2. The problem is categorically explained, but without the technology needed to test through the ideas fully. The community decides to resume their inquiries in the future, when technology has progressed sufficiently.
3. A new proponent arises that changes the paradigm. A war of paradigms arises as competing views are fleshed out, and the community sorts through the new paradigm, in tension with the old view.

Chapter IX: The Nature and Necessity of Scientific Revolutions

This is a lengthy, technical chapter of scientific philosophy attempting to prove systematically that scientific revolutions are actually necessary, and that a paradigm shift is a scientific revolution.

The conversation is a bit "in the weeds" so to speak, but essentially, the main argument is that to understand paradigm shifts in light of the communal nature of science, one can use political revolution as an analog. He explains further ways in which scientific revolution and political revolution are systematically similar.

Chapter X: Revolutions as Changes of World View

Because of how we use science to shape our beliefs about nature and reality, every development in the scientific community corresponds to a potential shift in world view, especially to those who understood the past paradigm being replaced.

Essentially what he says is that the locus of experience shifts, much in the same way objects can sometimes be misleading about their nature, like an animal using camoflage, or like an optical illusion.

Chapter XI: The Invisibility of Revolutions

This chapter is Kuhn's argument that because normal science is the commonly held conclusions of the community, that when scientific revolutions occur, they are invisible, hard to detect, but ultimately, they are of crucial significance.
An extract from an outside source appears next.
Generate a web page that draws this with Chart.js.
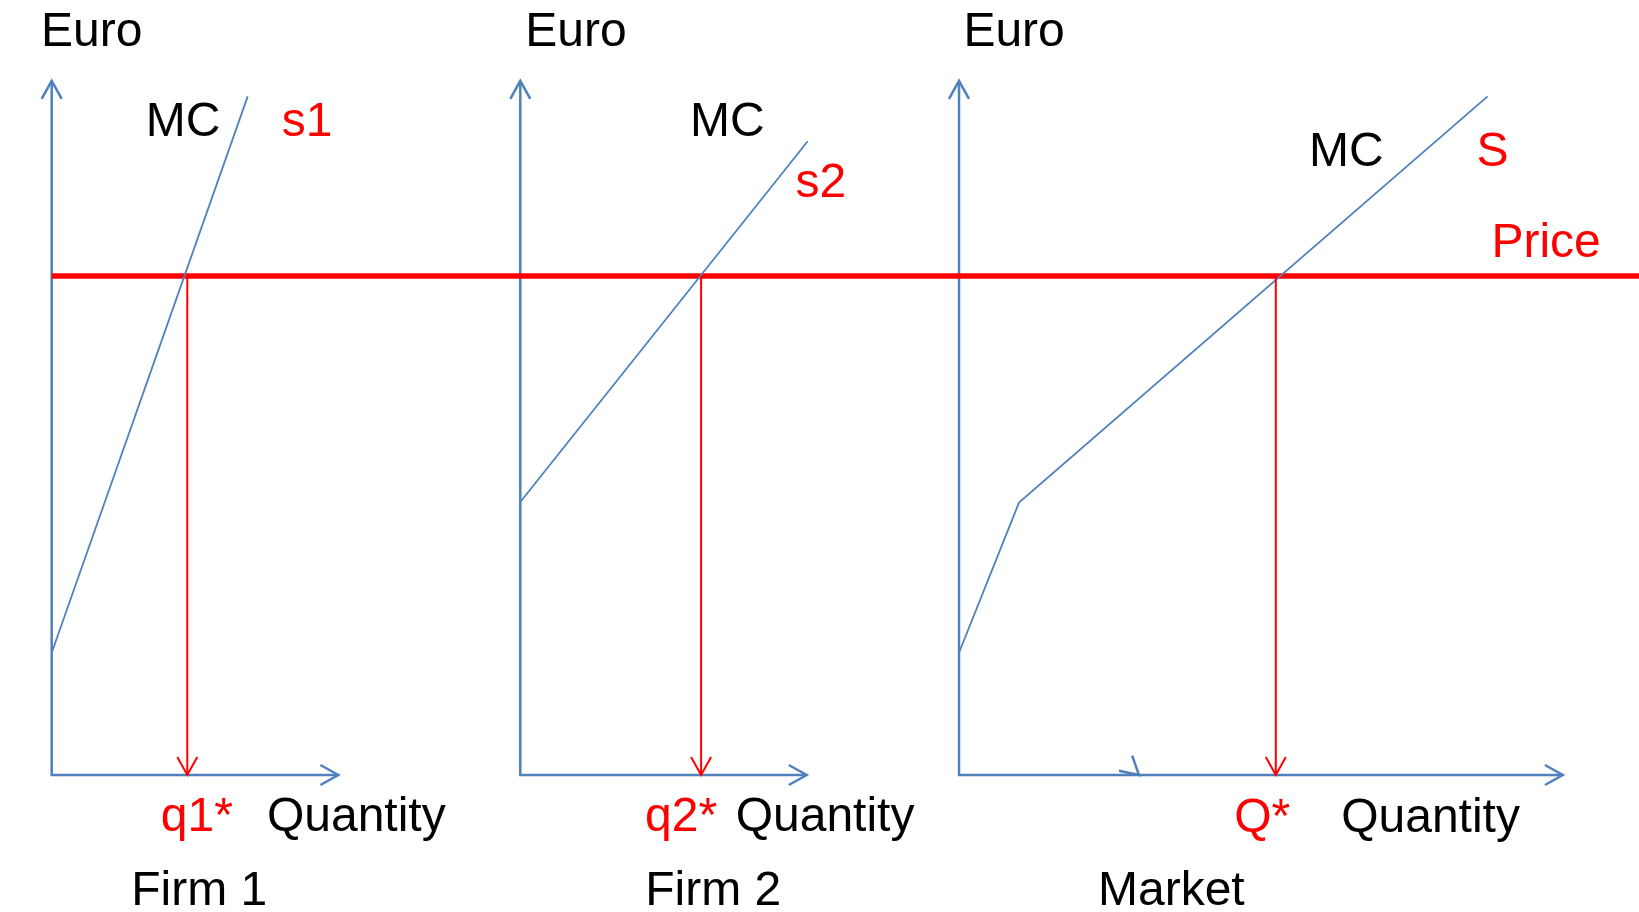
<!DOCTYPE html>
<html>
<head>
<meta charset="utf-8">
<title>Firm and market supply</title>
<script src="https://cdn.jsdelivr.net/npm/chart.js@4.4.1/dist/chart.umd.min.js"></script>
<style>
  html, body { margin: 0; padding: 0; background: #fff; }
  #wrap { width: 1639px; height: 912px; }
</style>
</head>
<body>
<div id="wrap"><canvas id="supply" width="1639" height="912"></canvas></div>
<script>
// market price, in euro
const price = 10;

// marginal cost curves, [quantity, euro]
const mcFirm1 = [[0, 2.45], [9.8, 13.6]];
const mcFirm2 = [[0, 5.47], [14.37, 12.7]];
const mcMarket = [[0, 2.45], [3.0, 5.46], [26.43, 13.6]];

// quantity supplied at the price
const q1 = 6.78;
const q2 = 9.04;
const qMarket = 15.84;

// axis extents
const euroAxisTop = 13.91;
const quantityAxisEnd = [14.33, 14.32, 30.19];
const marketTick = [[8.375, 0.22], [9.0, 0]];

// text: [text, panel, quantity, euro, red?]
const labels = [
  ['Euro', 0, -0.53, 14.615, false],
  ['Euro', 1, 0.25, 14.615, false],
  ['Euro', 2, 0.22, 14.615, false],
  ['MC', 0, 4.7, 12.81, false],
  ['s1', 0, 11.5, 12.81, true],
  ['MC', 1, 8.48, 12.81, false],
  ['s2', 1, 13.76, 11.59, true],
  ['MC', 2, 17.5, 12.21, false],
  ['S', 2, 25.87, 12.21, true],
  ['Price', 2, 26.62, 10.39, true],
  ['q1*', 0, 5.455, -1.116, true],
  ['Quantity', 0, 10.76, -1.116, false],
  ['q2*', 1, 6.235, -1.116, true],
  ['Quantity', 1, 10.77, -1.116, false],
  ['Q*', 2, 13.76, -1.136, true],
  ['Quantity', 2, 19.11, -1.136, false],
  ['Firm 1', 0, 3.975, -2.605, false],
  ['Firm 2', 1, 6.25, -2.605, false],
  ['Market', 2, 6.95, -2.605, false]
];

// layout: where each panel's origin sits and how big a unit is
const W = 1639, H = 912;
const panelLeft = [51.7, 520.3, 959];
const pxPerQ = 20;
const baseY = 775, pxPerEuro = 49.9;

const blue = '#4f81bd';
const red = '#ff0000';

const scales = {
  y: { type: 'linear', display: false, min: (baseY - H) / pxPerEuro, max: baseY / pxPerEuro }
};
panelLeft.forEach((left, i) => {
  scales['x' + i] = {
    type: 'linear', axis: 'x', display: false,
    min: -left / pxPerQ, max: (W - left) / pxPerQ
  };
});

// lower order is painted on top
function series(panel, pts, color, width, order, extra) {
  return Object.assign({
    xAxisID: 'x' + panel,
    yAxisID: 'y',
    data: pts.map(([x, y]) => ({ x, y })),
    borderColor: color,
    borderWidth: width,
    pointRadius: 0,
    showLine: true,
    fill: false,
    tension: 0,
    order: order
  }, extra || {});
}

const datasets = [];
// axes
for (let i = 0; i < 3; i++) {
  datasets.push(series(i, [[0, euroAxisTop], [0, 0], [quantityAxisEnd[i], 0]], blue, 2.5, 3, { arrow: 'both' }));
}
datasets.push(series(2, marketTick, blue, 2.5, 3, { arrow: 'end', showLine: false }));
// price line across all panels
datasets.push(series(0, [[0, price], [80, price]], red, 5.5, 2));
// marginal cost curves
datasets.push(series(0, mcFirm1, blue, 1.8, 1));
datasets.push(series(1, mcFirm2, blue, 1.8, 1));
datasets.push(series(2, mcMarket, blue, 1.8, 1));
// drop lines down to the quantity supplied
datasets.push(series(0, [[q1, price], [q1, 0]], red, 2, 0, { arrow: 'end' }));
datasets.push(series(1, [[q2, price], [q2, 0]], red, 2, 0, { arrow: 'end' }));
datasets.push(series(2, [[qMarket, price], [qMarket, 0]], red, 2, 0, { arrow: 'end' }));

// open V heads at line ends
const arrowHeads = {
  id: 'arrowHeads',
  afterDatasetsDraw(chart) {
    const ctx = chart.ctx;
    chart.data.datasets.forEach((ds, i) => {
      if (!ds.arrow) return;
      const pts = chart.getDatasetMeta(i).data;
      const heads = [[pts[pts.length - 2], pts[pts.length - 1]]];
      if (ds.arrow === 'both') heads.push([pts[1], pts[0]]);
      ctx.save();
      ctx.strokeStyle = ds.borderColor;
      ctx.lineWidth = ds.borderWidth;
      ctx.lineJoin = 'miter';
      heads.forEach(([from, to]) => {
        const a = Math.atan2(to.y - from.y, to.x - from.x);
        const len = 20.5, spread = 0.51;
        ctx.beginPath();
        ctx.moveTo(to.x - len * Math.cos(a - spread), to.y - len * Math.sin(a - spread));
        ctx.lineTo(to.x, to.y);
        ctx.lineTo(to.x - len * Math.cos(a + spread), to.y - len * Math.sin(a + spread));
        ctx.stroke();
      });
      ctx.restore();
    });
  }
};

const textLabels = {
  id: 'textLabels',
  afterDraw(chart) {
    const ctx = chart.ctx;
    ctx.save();
    ctx.font = '48px "Liberation Sans", Arial, sans-serif';
    ctx.textAlign = 'left';
    ctx.textBaseline = 'alphabetic';
    labels.forEach(([text, panel, q, e, isRed]) => {
      ctx.fillStyle = isRed ? red : '#000';
      ctx.fillText(text,
        chart.scales['x' + panel].getPixelForValue(q),
        chart.scales.y.getPixelForValue(e));
    });
    ctx.restore();
  }
};

new Chart(document.getElementById('supply'), {
  type: 'scatter',
  data: { datasets: datasets },
  options: {
    responsive: false,
    animation: false,
    events: [],
    layout: { padding: 0 },
    scales: scales,
    plugins: { legend: { display: false }, tooltip: { enabled: false } }
  },
  plugins: [arrowHeads, textLabels]
});
</script>
</body>
</html>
Chapter XII: The Resolution of Revolutions

This chapter treats the issue of group beliefs and identity. What are the things that will compel a person to change their mind about a scientifically held belief from an old paradigm?

The answer is simply repeated testing. This chapter sees skepticism as a necessary, helpful part of scientific progress.

Chapter XIII: Progress Through Revolutions

The idea of progress gets treated in this last chapter. Kuhn is answering the Modernist riddle here, trying to figure out whether these sequences of scientific enlightenment and revolution are necessarily driven by progress, or if progress is a side-effect of some other process.

This ends the book on an open-ended note, because the discussion ends up becoming a philosophical treatment of "truth," which is just about as hypothetical as it gets, but he answers it at length.